Marco Russo sieht das Grundproblem des Vereins in fehlender Kommunikation und Ehrlichkeit. „Es braucht eine Lösung mit den Vereinsmitgliedern“, ist Russo überzeugt. „Wir müssen schauen, dass der Verein überlebt und die Stadt präsentiert. Das wird ein großes Projekt“, machte er deutlich.

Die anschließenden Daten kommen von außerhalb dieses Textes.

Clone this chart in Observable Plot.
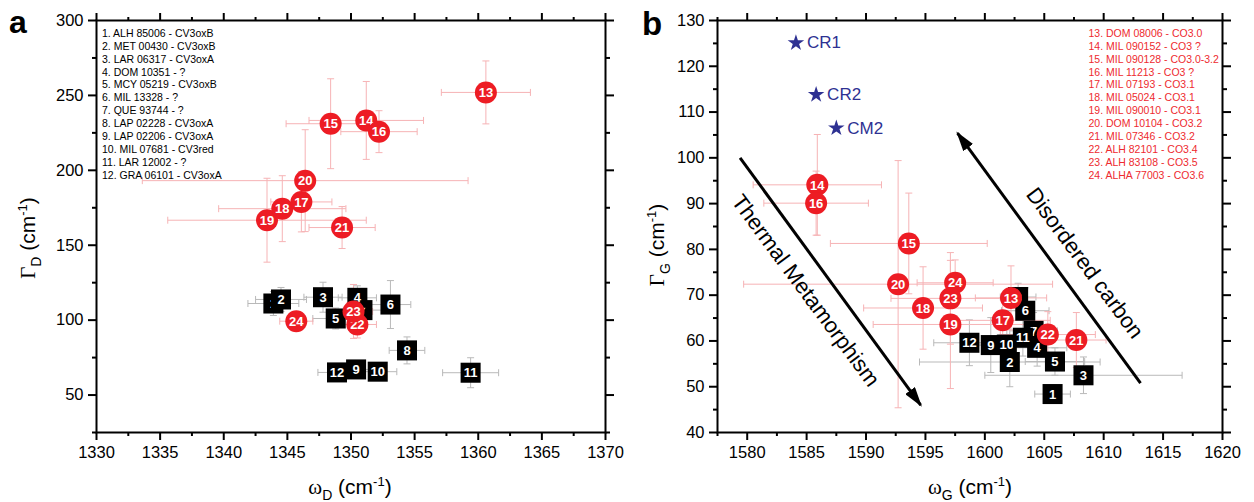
<!DOCTYPE html>
<html><head><meta charset="utf-8">
<script src="https://cdn.jsdelivr.net/npm/d3@7"></script>
<script src="https://cdn.jsdelivr.net/npm/@observablehq/plot@0.6"></script>
<style>
body{margin:0;background:#fff;}
#wrap{position:relative;width:1254px;height:502px;overflow:hidden;font-family:"Liberation Sans",Arial,sans-serif;}
#wrap > svg, #wrap > div{position:absolute;top:0;}
</style></head><body><div id="wrap"></div>
<script>
// ---------- data ----------
const ids = [1,2,3,4,5,6,7,8,9,10,11,12,13,14,15,16,17,18,19,20,21,22,23,24];
const cvNames = ["ALH 85006 - CV3oxB","MET 00430 - CV3oxB","LAR 06317 - CV3oxA","DOM 10351 - ?","MCY 05219 - CV3oxB","MIL 13328 - ?","QUE 93744 - ?","LAP 02228 - CV3oxA","LAP 02206 - CV3oxA","MIL 07681 - CV3red","LAR 12002 - ?","GRA 06101 - CV3oxA"];
const coNames = ["DOM 08006 - CO3.0","MIL 090152 - CO3 ?","MIL 090128 - CO3.0-3.2","MIL 11213 - CO3 ?","MIL 07193 - CO3.1","MIL 05024 - CO3.1","MIL 090010 - CO3.1","DOM 10104 - CO3.2","MIL 07346 - CO3.2","ALH 82101 - CO3.4","ALH 83108 - CO3.5","ALHA 77003 - CO3.6"];

// panel a: D band position (omega_D) and width (Gamma_D), with errors
const wD  = [1343.9,1344.5,1347.8,1350.5,1348.8,1353.1,1350.9,1354.4,1350.4,1352.1,1359.4,1348.9, 1360.6,1351.2,1348.4,1352.2,1346.1,1344.6,1343.4,1346.4,1349.3,1350.5,1350.2,1345.7];
const ewD = [2.0,2.0,1.5,1.5,1.8,1.6,1.5,1.4,1.3,1.5,2.2,1.5, 3.5,4.5,3.5,3.0,2.4,5.0,7.8,12.8,2.6,1.5,1.5,1.3];
const gD  = [111.1,113.8,115.3,114.9,101.1,110.4,106.7,79.8,67.1,65.6,64.9,65.1, 252,233.3,231.1,225.8,178.9,174.4,166.7,193.1,161.8,97.1,105.8,99.3];
const egD = [8,8,10,8,7,16,8,9,5,5,10,5, 21,26,30,14,20,22,28,34,14,9,18,4];

// panel b: G band position (omega_G) and width (Gamma_G), with errors
const wG  = [1605.7,1602.1,1608.3,1604.4,1605.9,1603.4,1604.1,1602.8,1600.5,1601.85,1603.2,1598.7, 1602.2,1585.9,1593.6,1585.8,1601.5,1594.8,1597.1,1592.7,1607.7,1605.3,1597.1,1597.5];
const ewG = [1.5,7.6,8.3,2.5,2.5,2.0,2.0,1.5,2.0,2.0,2.0,3.0, 3.0,5.4,6.6,4.4,4.0,5.0,6.5,13,2.5,4.0,5.0,3.2];
const gG  = [48.4,55.4,52.5,58.5,55.5,66.6,62.2,69.6,59.1,59.2,60.7,59.6, 69.4,94.1,81.3,90.1,64.5,67.2,63.6,72.4,60.2,61.4,69.3,72.7];
const egG = [2,5.4,4,4,3,5,4,3,6,4,4,5, 7,11,11,7,5,9,14,27,6,5,10,5];

// reference carbonaceous chondrites (stars)
const starNames = ["CR1","CR2","CM2"];
const starW = [1584.1,1585.8,1587.5];
const starG = [125.1,113.8,106.5];

// annotation arrows
const arrowNames = ["Thermal Metamorphism","Disordered carbon"];
const arrowX1 = [1579.4,1613.1], arrowY1 = [100.0,50.8];
const arrowX2 = [1594.6,1597.7], arrowY2 = [46.0,105.4];
const arrowLabelX = [1584.9,1608.4], arrowLabelY = [71.0,77.0];

// draw orders (hidden squares first)
const orderA = [1,7,2,3,4,5,6,8,9,10,11,12, 13,14,15,16,20,21,19,18,17,22,23,24];
const orderB = [7,8,1,2,3,4,5,6,12,9,10,11, 13,14,15,16,17,18,19,20,21,22,24,23];

// ---------- drawing ----------
const RED = "#ed1c24", PINK = "#f6b3b5", GRAY = "#b9b9b9", NAVY = "#2e3192";
const W = 627, H = 502;

function makePanel(o) {
  const rows = ids.map((id, i) => ({id, x: o.xs[i], ex: o.exs[i], y: o.ys[i], ey: o.eys[i]}));
  const innerW = W - o.ml - o.mr, innerH = H - o.mt - o.mb;
  const capX = 3.5 * (o.xDomain[1] - o.xDomain[0]) / innerW;
  const capY = 3.5 * (o.yDomain[1] - o.yDomain[0]) / innerH;
  const bars = (data, color) => [
    Plot.link(data, {x1: d => d.x - d.ex, x2: d => d.x + d.ex, y1: "y", y2: "y", stroke: color, strokeWidth: 1}),
    Plot.link(data, {x1: "x", x2: "x", y1: d => d.y - d.ey, y2: d => d.y + d.ey, stroke: color, strokeWidth: 1}),
    Plot.link(data, {x1: d => d.x - d.ex, x2: d => d.x - d.ex, y1: d => d.y - capY, y2: d => d.y + capY, stroke: color, strokeWidth: 1}),
    Plot.link(data, {x1: d => d.x + d.ex, x2: d => d.x + d.ex, y1: d => d.y - capY, y2: d => d.y + capY, stroke: color, strokeWidth: 1}),
    Plot.link(data, {x1: d => d.x - capX, x2: d => d.x + capX, y1: d => d.y - d.ey, y2: d => d.y - d.ey, stroke: color, strokeWidth: 1}),
    Plot.link(data, {x1: d => d.x - capX, x2: d => d.x + capX, y1: d => d.y + d.ey, y2: d => d.y + d.ey, stroke: color, strokeWidth: 1})
  ];
  const pts = [];
  for (const id of o.order) {
    const d = rows.find(r => r.id === id);
    const sq = id <= 12;
    pts.push(Plot.dot([d], {x: "x", y: "y", symbol: sq ? "square" : "circle", r: sq ? 11.3 : 11, fill: sq ? "#000" : RED, stroke: "none"}));
    pts.push(Plot.text([d], {x: "x", y: "y", text: d => String(d.id), fill: "white", fontWeight: "bold", fontSize: 13, dy: 0.5}));
  }
  const tf = d => String(d), none = () => "";
  const axes = [
    Plot.axisX({anchor: "bottom", ticks: o.xMajor, tickSize: 8, tickPadding: 6, tickFormat: tf, strokeWidth: 2, label: null}),
    Plot.axisX({anchor: "bottom", ticks: o.xMinor, tickSize: 4, tickFormat: none, strokeWidth: 2, label: null}),
    Plot.axisX({anchor: "top", ticks: o.xMajor, tickSize: 8, tickFormat: none, strokeWidth: 2, label: null}),
    Plot.axisX({anchor: "top", ticks: o.xMinor, tickSize: 4, tickFormat: none, strokeWidth: 2, label: null}),
    Plot.axisY({anchor: "left", ticks: o.yMajor, tickSize: 8, tickPadding: 5, tickFormat: tf, strokeWidth: 2, label: null}),
    Plot.axisY({anchor: "left", ticks: o.yMinor, tickSize: 4, tickFormat: none, strokeWidth: 2, label: null}),
    Plot.axisY({anchor: "right", ticks: o.yMajor, tickSize: 8, tickFormat: none, strokeWidth: 2, label: null}),
    Plot.axisY({anchor: "right", ticks: o.yMinor, tickSize: 4, tickFormat: none, strokeWidth: 2, label: null}),
    Plot.frame({stroke: "black", strokeWidth: 2})
  ];
  const legend = Plot.text([o.legendLines.join("\n")], {
    frameAnchor: "top-left", dx: o.legendDx, dy: 7, text: d => d, textAnchor: "start",
    lineHeight: 1.233, fontSize: 10.5, fill: o.legendColor
  });
  return Plot.plot({
    width: W, height: H,
    marginLeft: o.ml, marginRight: o.mr, marginTop: o.mt, marginBottom: o.mb,
    x: {domain: o.xDomain, label: null},
    y: {domain: o.yDomain, label: null},
    style: {fontFamily: '"Liberation Sans", Arial, sans-serif', fontSize: "16.5px", color: "black", background: "transparent", overflow: "visible"},
    marks: [
      ...bars(rows.filter(d => d.id <= 12), GRAY),
      ...bars(rows.filter(d => d.id > 12), PINK),
      ...(o.extra || []),
      ...pts,
      legend,
      ...axes
    ]
  });
}

const wrap = document.getElementById("wrap");

const svgA = makePanel({
  xs: wD, exs: ewD, ys: gD, eys: egD,
  ml: 96, mr: 22, mt: 20, mb: 70,
  xDomain: [1330, 1370], yDomain: [25, 300],
  xMajor: d3.range(1330, 1371, 5), xMinor: d3.range(1332.5, 1370, 5),
  yMajor: d3.range(50, 301, 50), yMinor: d3.range(25, 300, 50),
  order: orderA,
  legendLines: cvNames.map((n, i) => `${ids[i]}. ${n}`), legendDx: 5.5, legendColor: "#000"
});
svgA.style.left = "0px";
wrap.appendChild(svgA);

const stars = starNames.map((n, i) => ({n, x: starW[i], y: starG[i]}));
const arrows = arrowNames.map((n, i) => ({n, x1: arrowX1[i], y1: arrowY1[i], x2: arrowX2[i], y2: arrowY2[i], lx: arrowLabelX[i], ly: arrowLabelY[i]}));

const svgB = makePanel({
  xs: wG, exs: ewG, ys: gG, eys: egG,
  ml: 90, mr: 32, mt: 20, mb: 70,
  xDomain: [1577.5, 1620], yDomain: [40, 130],
  xMajor: d3.range(1580, 1621, 5), xMinor: d3.range(1577.5, 1620, 5),
  yMajor: d3.range(40, 131, 10), yMinor: d3.range(45, 130, 10),
  order: orderB,
  legendLines: coNames.map((n, i) => `${ids[i + 12]}. ${n}`), legendDx: 371, legendColor: "#ee2a2f",
  extra: [
    Plot.link(arrows, {x1: "x1", y1: "y1", x2: "x2", y2: "y2", stroke: "#010101", strokeWidth: 3}),
    Plot.text(arrows, {x: "lx", y: "ly", text: "n", rotate: 53.5, fontSize: 22, fill: "#000"}),
    Plot.dot(stars, {x: "x", y: "y", symbol: "star", r: 5.2, fill: NAVY, stroke: "none"}),
    Plot.text(stars, {x: "x", y: "y", text: "n", dx: 11, textAnchor: "start", fontSize: 17, fill: NAVY})
  ]
});
svgB.style.left = "627px";
wrap.appendChild(svgB);

// filled arrowheads for the annotation arrows
(function () {
  const s = d3.select(svgB);
  const defs = s.append("defs");
  defs.append("marker").attr("id", "fillArrow")
    .attr("viewBox", "0 -6 20 12").attr("markerWidth", 20).attr("markerHeight", 12)
    .attr("markerUnits", "userSpaceOnUse").attr("refX", 18).attr("refY", 0).attr("orient", "auto")
    .append("path").attr("d", "M0,-6L20,0L0,6Z").attr("fill", "#000");
  s.selectAll("g").filter(function () { return this.getAttribute("stroke") === "#010101"; })
    .selectAll("path").attr("marker-end", "url(#fillArrow)");
})();

// overlay: panel letters and axis titles
const ov = d3.select(wrap).append("svg").attr("width", 1254).attr("height", 502)
  .style("left", "0px").style("pointer-events", "none")
  .style("font-family", '"Liberation Sans", Arial, sans-serif');
ov.append("text").attr("x", 9).attr("y", 33).attr("font-size", 32).attr("font-weight", "bold").text("a");
ov.append("text").attr("x", 642).attr("y", 35).attr("font-size", 33).attr("font-weight", "bold").text("b");

function axisTitle(g, sym, sub, x, y, rot) {
  const t = g.append("text").attr("text-anchor", "middle").attr("font-size", 21)
    .attr("transform", `translate(${x},${y}) rotate(${rot})`);
  t.append("tspan").attr("font-family", '"Liberation Serif", "Times New Roman", serif').text(sym);
  t.append("tspan").attr("font-size", 14).attr("dy", 6).text(sub);
  t.append("tspan").attr("dy", -6).text(" (cm");
  t.append("tspan").attr("font-size", 13).attr("dy", -8).text("-1");
  t.append("tspan").attr("dy", 8).text(")");
}
axisTitle(ov, "ω", "D", 350, 494, 0);
axisTitle(ov, "Γ", "D", 35, 238, -90);
axisTitle(ov, "ω", "G", 970, 494, 0);
axisTitle(ov, "Γ", "G", 664, 245, -90);
</script>
</body></html>
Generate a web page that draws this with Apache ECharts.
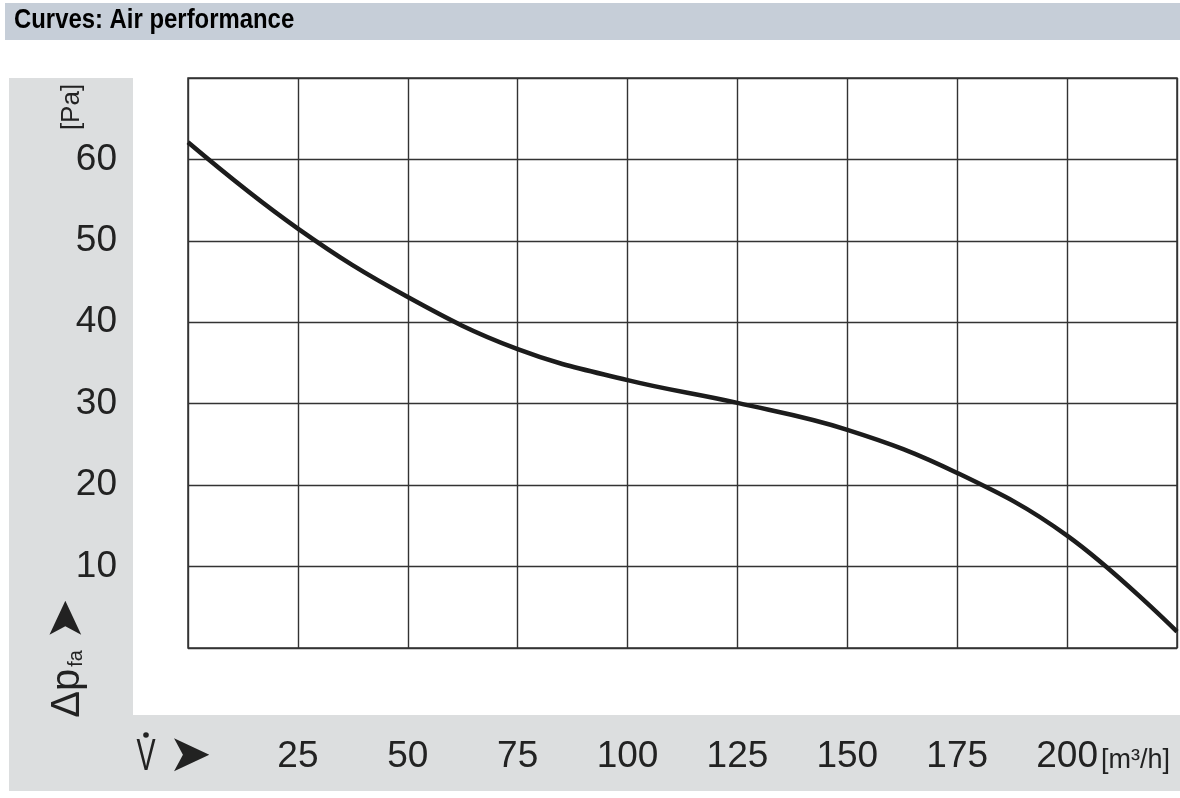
<!DOCTYPE html>
<html>
<head>
<meta charset="utf-8">
<title>Curves: Air performance</title>
<script src="https://cdn.jsdelivr.net/npm/echarts@6/dist/echarts.min.js"></script>
<style>
    html, body { margin: 0; padding: 0; background: #fff; }
    #airChart { width: 1180px; height: 798px; }
</style>
</head>
<body>
<div id="airChart"></div>
<script>
// volume flow [m3/h] and static pressure [Pa]
var flowRate = [0, 25, 50, 75, 100, 125, 150, 175, 200, 225];
var pressure = [62.1, 51.5, 43.1, 36.7, 32.9, 30.1, 26.8, 21.5, 13.8, 2.0];
var xTickLabels = [25, 50, 75, 100, 125, 150, 175, 200];
var yTickLabels = [10, 20, 30, 40, 50, 60];

var numFont = "'Liberation Sans', Arial, sans-serif";
var panelGray = '#dcdedf';
var inkColor = '#222';

var chartDom = document.getElementById('airChart');
var myChart = echarts.init(chartDom, null, { renderer: 'canvas' });
var option;

var curveData = flowRate.map(function (v, i) { return [v, pressure[i]]; });

option = {
    animation: false,
    backgroundColor: '#fff',
    graphic: [
        // header bar
        { type: 'rect', z: -10, shape: { x: 5, y: 3, width: 1175, height: 37 }, style: { fill: '#c6ced8' } },
        { type: 'text', x: 14, y: 21, scaleX: 0.885,
          style: { text: 'Curves: Air performance', font: 'bold 27px ' + numFont, fill: '#000', align: 'left', verticalAlign: 'middle' } },
        // gray panels left and bottom
        { type: 'rect', z: -10, shape: { x: 9, y: 78, width: 124, height: 713 }, style: { fill: panelGray } },
        { type: 'rect', z: -10, shape: { x: 133, y: 715, width: 1047, height: 76 }, style: { fill: panelGray } },
        // y unit
        { type: 'text', x: 72, y: 107, rotation: Math.PI / 2,
          style: { text: '[Pa]', font: '26px ' + numFont, fill: inkColor, align: 'center', verticalAlign: 'middle' } },
        // y name: delta p fa with arrow
        { type: 'text', x: 68, y: 658, rotation: Math.PI / 2,
          style: {
              text: '{d|Δp}{s|fa}{a|➤}',
              align: 'center', verticalAlign: 'middle', fill: inkColor,
              rich: {
                  d: { font: '40px ' + numFont, fill: inkColor },
                  s: { font: '20px ' + numFont, fill: inkColor, padding: [16, 0, 0, 2] },
                  a: { font: '50px DejaVu Sans', fill: inkColor, padding: [0, 0, 0, 10] }
              }
          } },
        // x name: V dot with arrow
        { type: 'text', x: 146, y: 758, scaleX: 0.65,
          style: { text: 'V', font: '44px ' + numFont, fill: inkColor, align: 'center', verticalAlign: 'middle' } },
        { type: 'circle', shape: { cx: 146, cy: 735, r: 2.8 }, style: { fill: inkColor } },
        { type: 'text', x: 190, y: 757,
          style: { text: '➤', font: '52px DejaVu Sans', fill: inkColor, align: 'center', verticalAlign: 'middle' } },
        // x unit
        { type: 'text', x: 1101, y: 761,
          style: { text: '[m³/h]', font: '27px ' + numFont, fill: inkColor, align: 'left', verticalAlign: 'middle' } }
    ],
    grid: {
        left: 188,
        top: 78,
        right: 3,
        bottom: 150,
        show: true,
        backgroundColor: '#fff',
        borderColor: '#333',
        borderWidth: 1.5
    },
    xAxis: {
        type: 'value',
        min: 0,
        max: 225,
        interval: 25,
        axisLine: { show: false },
        axisTick: { show: false },
        splitLine: { show: true, lineStyle: { color: '#333', width: 1.4 } },
        axisLabel: {
            margin: 109,
            verticalAlign: 'middle',
            fontSize: 37,
            fontFamily: numFont,
            color: inkColor,
            formatter: function (v) { return xTickLabels.indexOf(v) >= 0 ? String(v) : ''; }
        }
    },
    yAxis: {
        type: 'value',
        min: 0,
        max: 70,
        interval: 10,
        axisLine: { show: false },
        axisTick: { show: false },
        splitLine: { show: true, lineStyle: { color: '#333', width: 1.4 } },
        axisLabel: {
            margin: 71,
            fontSize: 37,
            fontFamily: numFont,
            color: inkColor,
            formatter: function (v) { return yTickLabels.indexOf(v) >= 0 ? String(v) : ''; }
        }
    },
    series: [
        {
            name: 'Air performance',
            type: 'line',
            data: curveData,
            smooth: 0.4,
            showSymbol: false,
            clip: true,
            lineStyle: { color: '#1c1c1c', width: 4.5 }
        }
    ]
};

option && myChart.setOption(option);
</script>
</body>
</html>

„Für so einen Verein ist es wichtig, dass er die Unterstützung von seinen Mitgliedern bekommt.“ Marco Russo, Bewerber für ...
„Für so einen Verein ist es wichtig, dass er die Unterstützung von seinen Mitgliedern bekommt.“ Marco Russo, Bewerber für das Bürgermeisteramt in Engen | Bild: Rebecca Wick

Um eine Stellungnahme wurde auch die frühere Vorsitzende und jetzige Stellvertreterin Berta Baum schriftlich gebeten, jedoch erhielt die Redaktion darauf bislang keine Rückmeldung.

Neben der Vorstellung eines neuen Konzepts soll im Herbst auch über die Posten der Beisitzer abgestimmt werden. Es bleibt also spannend, ob und wie es der Verein schafft, sich neu zu erfinden.